The Endurance Story in Brief
In August 1914, Ernest Shackleton and 27 men set sail from South Georgia island aboard the Endurance, bound for Antarctica with the goal of completing the first land crossing of the continent. They never made it to the ice shelf. In January 1915, the ship became trapped in the pack ice of the Weddell Sea. For ten months, the crew lived aboard the slowly crushing vessel before Shackleton gave the order to abandon ship.
What followed — five months camped on drifting sea ice, an open-boat journey across 1,300km of the world's most violent ocean, a mountain crossing of South Georgia, and ultimately the rescue of every single one of his 27 men — is one of the most extraordinary survival stories in human history.
Lesson 1: Leadership Under Pressure Defines Outcomes
Shackleton's leadership is studied in business schools and military academies worldwide, and for good reason. When the Endurance sank and hope of reaching any objective was gone, his singular focus shifted entirely: get every man home alive.
He maintained morale through genuine care, decisive action, and leading by example. He rotated tent companions to prevent cliques forming. He kept men busy with tasks even when those tasks served mainly psychological rather than practical purposes. The lesson: in crisis, a leader's emotional management of the team can matter as much as any technical decision.
Lesson 2: Rigid Plans Break; Adaptive Thinking Survives
When reality diverged from the plan — as it almost always does on major expeditions — Shackleton didn't freeze. He rapidly reformulated objectives based on new information. When the ice camp drifted north, he seized the opportunity. When the first landing on Elephant Island was untenable, he found a better beach within hours.

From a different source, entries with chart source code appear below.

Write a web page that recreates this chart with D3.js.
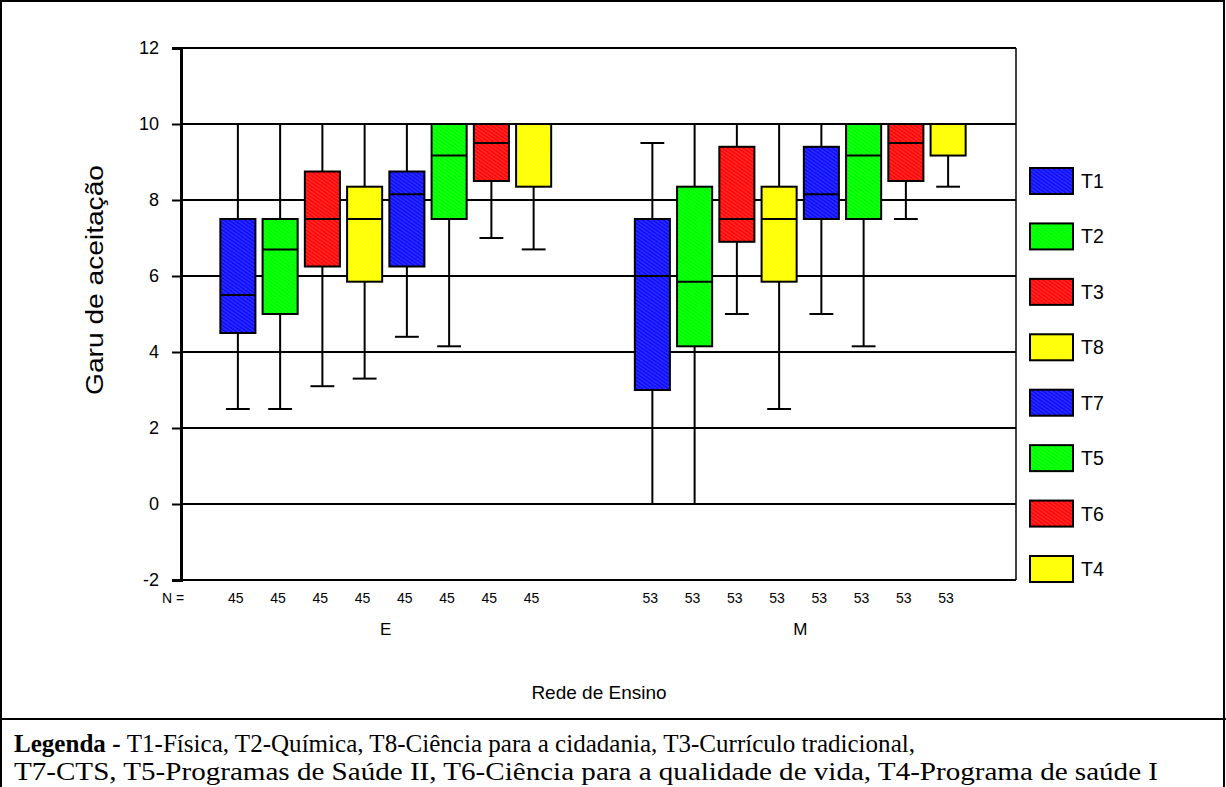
<!DOCTYPE html>
<html>
<head>
<meta charset="utf-8">
<script src="https://cdn.jsdelivr.net/npm/d3@7"></script>
<style>
  body { margin: 0; background: #fff; }
  svg { display: block; font-family: Arial, "Liberation Sans", sans-serif; }
</style>
</head>
<body>
<svg id="chart" width="1226" height="787"></svg>
<script>
'use strict';

// groups on the x axis and the series drawn inside each group
const groups = ['E', 'M'];
const series = ['T1', 'T2', 'T3', 'T8', 'T7', 'T5', 'T6', 'T4'];
const counts = {E: 45, M: 53};
const yTicks = [-2, 0, 2, 4, 6, 8, 10, 12];

// box stats per group, in series order: [min, q1, median, q3, max]
const statsE = [
  [2.5, 4.5, 5.5, 7.5, 10],
  [2.5, 5.0, 6.7, 7.5, 10],
  [3.1, 6.25, 7.5, 8.75, 10],
  [3.3, 5.85, 7.5, 8.35, 10],
  [4.4, 6.25, 8.15, 8.75, 10],
  [4.15, 7.5, 9.17, 10, 10],
  [7.0, 8.5, 9.5, 10, 10],
  [6.7, 8.35, 10, 10, 10]
];
const statsM = [
  [0, 3.0, 6.0, 7.5, 9.5],
  [0, 4.15, 5.85, 8.35, 10],
  [5.0, 6.9, 7.5, 9.4, 10],
  [2.5, 5.85, 7.5, 8.35, 10],
  [5.0, 7.5, 8.15, 9.4, 10],
  [4.15, 7.5, 9.17, 10, 10],
  [7.5, 8.5, 9.5, 10, 10],
  [8.35, 9.17, 10, 10, 10]
];

// colour of each series: [base fill, hatch line]
const seriesColors = {
  T1: ['#1010ff', '#5a5aff'],
  T2: ['#00ff00', '#30ff30'],
  T3: ['#ff0a0a', '#ff5a5a'],
  T8: ['#ffff00', '#ffff40'],
  T7: ['#1010ff', '#5a5aff'],
  T5: ['#00ff00', '#40ff40'],
  T6: ['#ff0a0a', '#ff5a5a'],
  T4: ['#ffff00', '#ffff40']
};

const caption1 = 'T1-Física, T2-Química, T8-Ciência para a cidadania, T3-Currículo tradicional,';
const caption2 = 'T7-CTS, T5-Programas de Saúde II, T6-Ciência para a qualidade de vida, T4-Programa de saúde I';

/**
 * Layout
 */
const plot = {left: 181, right: 1016, top: 48, bottom: 580};
const svg = d3.select('#chart');

const boxes = [];
groups.forEach((g) => {
  const stats = g === 'E' ? statsE : statsM;
  series.forEach((s, i) => {
    const [min, q1, median, q3, max] = stats[i];
    boxes.push({group: g, key: s, min, q1, median, q3, max});
  });
});

const y = d3.scaleLinear().domain([-2, 12]).range([plot.bottom, plot.top]);

// group centres, then the series band inside each group
const xGroup = d3.scalePoint()
  .domain(groups)
  .range([plot.left, plot.right - 11])
  .padding(0.494);

const xInner = d3.scaleBand()
  .domain(series)
  .range([-169, 169])
  .paddingInner(0.17)
  .paddingOuter(0.085);

const bw = xInner.bandwidth();
const cx = (d) => xGroup(d.group) + xInner(d.key) + bw / 2;

// hatch patterns
const defs = svg.append('defs');
series.forEach((s) => {
  const [base, line] = seriesColors[s];
  const p = defs.append('pattern')
    .attr('id', `hatch-${s}`)
    .attr('patternUnits', 'userSpaceOnUse')
    .attr('width', 3)
    .attr('height', 3)
    .attr('patternTransform', 'rotate(-55)');
  p.append('rect').attr('width', 3).attr('height', 3).attr('fill', base);
  p.append('line')
    .attr('x1', 0).attr('y1', 0).attr('x2', 0).attr('y2', 3)
    .attr('stroke', line).attr('stroke-width', 1);
});

// outer frame and caption separator
svg.append('rect')
  .attr('x', 1).attr('y', 1)
  .attr('width', 1223).attr('height', 790)
  .attr('fill', 'none').attr('stroke', '#000').attr('stroke-width', 2);

svg.append('line')
  .attr('x1', 0).attr('x2', 1226)
  .attr('y1', 719).attr('y2', 719)
  .attr('stroke', '#000').attr('stroke-width', 2);

// gridlines
svg.append('g')
  .selectAll('line')
  .data(yTicks)
  .join('line')
  .attr('x1', plot.left).attr('x2', plot.right)
  .attr('y1', (d) => y(d)).attr('y2', (d) => y(d))
  .attr('stroke', '#000').attr('stroke-width', 2);

// right edge of plot
svg.append('line')
  .attr('x1', plot.right).attr('x2', plot.right)
  .attr('y1', plot.top).attr('y2', plot.bottom)
  .attr('stroke', '#000').attr('stroke-width', 1.5);

// y axis (plain hyphen for the negative label, like the original)
const yAxis = svg.append('g')
  .attr('transform', `translate(${plot.left},0)`)
  .call(d3.axisLeft(y).tickValues(yTicks).tickSize(9).tickPadding(13).tickFormat((d) => String(d)));

yAxis.select('.domain').attr('stroke', '#000').attr('stroke-width', 3);
yAxis.selectAll('.tick line').attr('stroke', '#000').attr('stroke-width', 2);
yAxis.selectAll('.tick text')
  .attr('fill', '#000')
  .style('font-size', '18px')
  .style('font-family', 'Arial, "Liberation Sans", sans-serif');

svg.append('text')
  .attr('transform', 'translate(103,280) rotate(-90)')
  .attr('text-anchor', 'middle')
  .attr('textLength', 230)
  .attr('lengthAdjust', 'spacingAndGlyphs')
  .style('font-size', '23px')
  .text('Garu de aceitação');

// whiskers
const marks = svg.append('g').selectAll('g.box')
  .data(boxes)
  .join('g')
  .classed('box', true);

marks.append('line')
  .attr('x1', cx).attr('x2', cx)
  .attr('y1', (d) => y(d.max)).attr('y2', (d) => y(d.min))
  .attr('stroke', '#000').attr('stroke-width', 2);

marks.selectAll('line.cap')
  .data((d) => [{d, v: d.min}, {d, v: d.max}])
  .join('line')
  .classed('cap', true)
  .attr('x1', (c) => cx(c.d) - bw * 0.34)
  .attr('x2', (c) => cx(c.d) + bw * 0.34)
  .attr('y1', (c) => y(c.v)).attr('y2', (c) => y(c.v))
  .attr('stroke', '#000').attr('stroke-width', 2);

// boxes
marks.append('rect')
  .attr('x', (d) => cx(d) - bw / 2)
  .attr('width', bw)
  .attr('y', (d) => y(d.q3))
  .attr('height', (d) => y(d.q1) - y(d.q3))
  .attr('fill', (d) => `url(#hatch-${d.key})`)
  .attr('stroke', '#000').attr('stroke-width', 2);

marks.append('line')
  .attr('x1', (d) => cx(d) - bw / 2).attr('x2', (d) => cx(d) + bw / 2)
  .attr('y1', (d) => y(d.median)).attr('y2', (d) => y(d.median))
  .attr('stroke', '#000').attr('stroke-width', 2);

// N row
svg.append('text')
  .attr('x', 162).attr('y', 603)
  .style('font-size', '14px')
  .text('N =');

svg.append('g').selectAll('text')
  .data(boxes)
  .join('text')
  .attr('x', (d) => cx(d) - 2)
  .attr('y', 603)
  .attr('text-anchor', 'middle')
  .style('font-size', '14px')
  .text((d) => counts[d.group]);

svg.append('g').selectAll('text')
  .data(groups)
  .join('text')
  .attr('x', (g) => xGroup(g))
  .attr('y', 635)
  .attr('text-anchor', 'middle')
  .style('font-size', '17px')
  .text((g) => g);

svg.append('text')
  .attr('x', 599).attr('y', 699)
  .attr('text-anchor', 'middle')
  .style('font-size', '19px')
  .text('Rede de Ensino');

// legend
const legendY = d3.scalePoint().domain(series).range([181, 569]);
const legend = svg.append('g').selectAll('g')
  .data(series)
  .join('g')
  .attr('transform', (s) => `translate(1030,${legendY(s)})`);

legend.append('rect')
  .attr('x', 0).attr('y', -13)
  .attr('width', 43).attr('height', 26)
  .attr('fill', (s) => `url(#hatch-${s})`)
  .attr('stroke', '#000').attr('stroke-width', 2);

legend.append('text')
  .attr('x', 51).attr('y', 7)
  .style('font-size', '19.5px')
  .text((s) => s);

// caption
const cap = svg.append('g')
  .style('font-family', '"Liberation Serif", "Times New Roman", serif')
  .style('font-size', '25px');

const line1 = cap.append('text')
  .attr('x', 14).attr('y', 752)
  .attr('textLength', 901)
  .attr('lengthAdjust', 'spacingAndGlyphs');
line1.append('tspan').style('font-weight', 'bold').text('Legenda - ');
line1.append('tspan').text(caption1);

cap.append('text')
  .attr('x', 14).attr('y', 780)
  .attr('textLength', 1144)
  .attr('lengthAdjust', 'spacingAndGlyphs')
  .text(caption2);
</script>
</body>
</html>
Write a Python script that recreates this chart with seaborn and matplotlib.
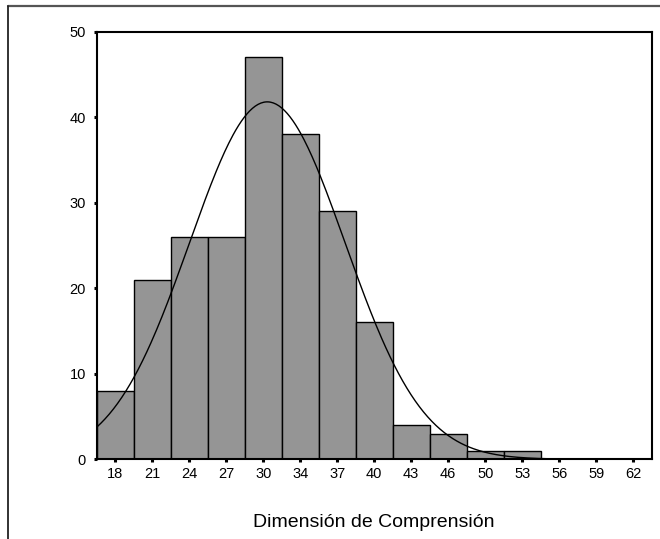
import numpy as np
import pandas as pd
import seaborn as sns
import matplotlib.pyplot as plt
from matplotlib.lines import Line2D

# histogram
tick_labels = ["18", "21", "24", "27", "30", "34", "37", "40", "43", "46", "50", "53", "56", "59", "62"]
counts = [8, 21, 26, 26, 47, 38, 29, 16, 4, 3, 1, 1, 0, 0, 0]
first_center, last_center = 18, 62

# fitted normal curve
curve_mean = 30.92
curve_sd = 6.60

sns.set_style("white")
plt.rcParams["font.family"] = ["Liberation Sans", "DejaVu Sans"]
plt.rcParams["text.color"] = "black"
plt.rcParams["axes.labelcolor"] = "black"
plt.rcParams["xtick.color"] = "black"
plt.rcParams["ytick.color"] = "black"

centers = np.linspace(first_center, last_center, len(counts))
width = centers[1] - centers[0]
lo, hi = centers[0] - width / 2, centers[-1] + width / 2
n_total = sum(counts)
df = pd.DataFrame({"center": centers, "count": counts})

fig = plt.figure(figsize=(6.6, 5.39), dpi=100)
ax = fig.add_axes([0.1465, 0.1479, 0.8409, 0.7933])

sns.histplot(data=df, x="center", weights="count", binwidth=width, binrange=(lo, hi),
             color="#959595", edgecolor="black", linewidth=1, alpha=1, ax=ax)

xs = np.linspace(lo, hi, 400)
ys = n_total * width / (curve_sd * np.sqrt(2 * np.pi)) * np.exp(-0.5 * ((xs - curve_mean) / curve_sd) ** 2)
sns.lineplot(x=xs, y=ys, color="black", linewidth=1, ax=ax)

ax.set_xlim(lo, hi)
ax.set_ylim(0, 50)
ax.set_xticks(centers)
ax.set_xticklabels(tick_labels)
ax.set_yticks([0, 10, 20, 30, 40, 50])
ax.tick_params(axis="both", direction="out", length=2.2, width=2.2, labelsize=10.5,
               color="black", labelcolor="black", bottom=True, left=True)
ax.tick_params(axis="y", pad=5.6)
ax.tick_params(axis="x", pad=3)
for s in ax.spines.values():
    s.set_visible(True)
    s.set_color("black")
    s.set_linewidth(1.5)

ax.set_ylabel("")
ax.set_xlabel("Dimensión de Comprensión", fontsize=14, color="black")
ax.xaxis.set_label_coords(0.5, -0.127)

# outer frame (top and left only, as in the export)
fig.add_artist(Line2D([8 / 660, 1], [1 - 6 / 539, 1 - 6 / 539], color="#555555", linewidth=1.6))
fig.add_artist(Line2D([8 / 660, 8 / 660], [0, 1 - 6 / 539], color="#222222", linewidth=1.3))

fig.savefig("out.png", dpi=100)
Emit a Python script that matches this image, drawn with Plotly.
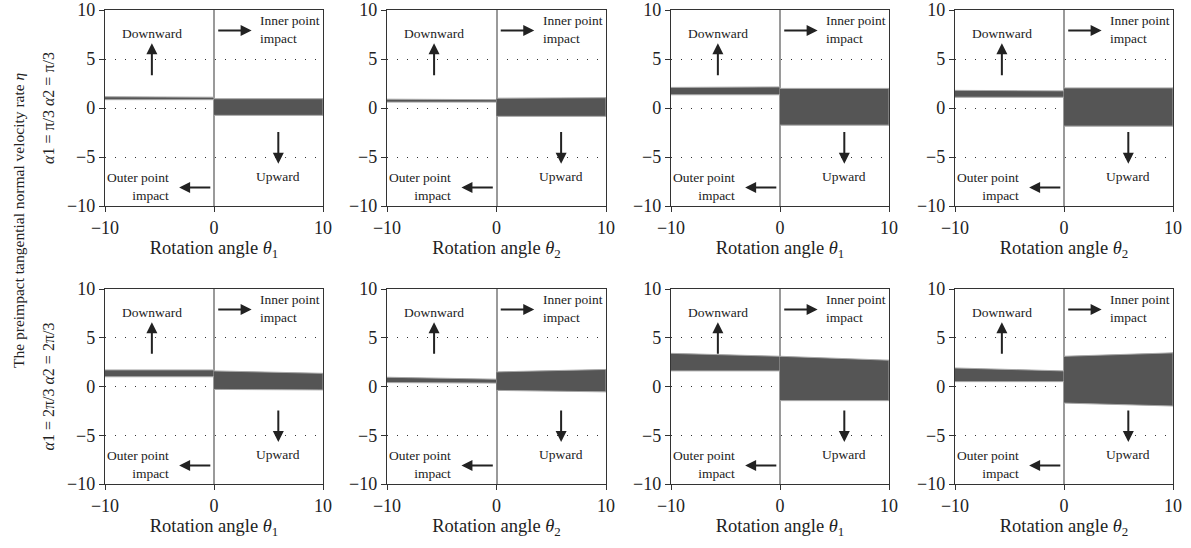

Modern expeditions are better served by a clear decision-making framework than by an inflexible plan. Know your priorities, know your limits, and be willing to abandon the original objective when circumstances demand it.
Lesson 3: Team Selection Is Everything
Shackleton was reportedly meticulous in selecting his crew, favouring mental toughness and team compatibility as highly as technical skill. One crew member who showed signs of destabilising morale was brought into Shackleton's own tent to be managed closely — a remarkably modern leadership tactic.
For any serious expedition, ask yourself: who are the people you'd want beside you when everything goes wrong? That question should drive your team selection.
Lesson 4: Small-Boat Ocean Navigation at Its Finest
The 800-mile (1,300km) voyage of the James Caird — a 6.7-metre wooden lifeboat across the Drake Passage in winter — remains one of the greatest feats of small-boat navigation ever recorded. Navigator Frank Worsley used dead reckoning and celestial navigation in conditions that allowed only four sun sightings over the entire crossing.
The technical lesson: master your navigation tools so deeply that you can use them under extreme duress, with cold-numbed fingers, on a heaving platform, after weeks of sleep deprivation.
Lesson 5: The Will to Survive Is a Skill, Not Just a Trait
The Endurance crew survived in part because they chose to maintain routines, goals, and hope. Shackleton insisted on meal times, entertainment nights, and assigned duties throughout the ordeal. Psychological resilience isn't purely innate — it can be cultivated through preparation, team culture, and deliberate practice.
What It Means for Your 2025 Expedition
You're unlikely to face the ice floes of the Weddell Sea. But the principles Shackleton demonstrated — adaptive leadership, meticulous team selection, psychological resilience, and preparation for failure — apply to any expedition of any scale. Study the Endurance story not as history, but as a practical guide.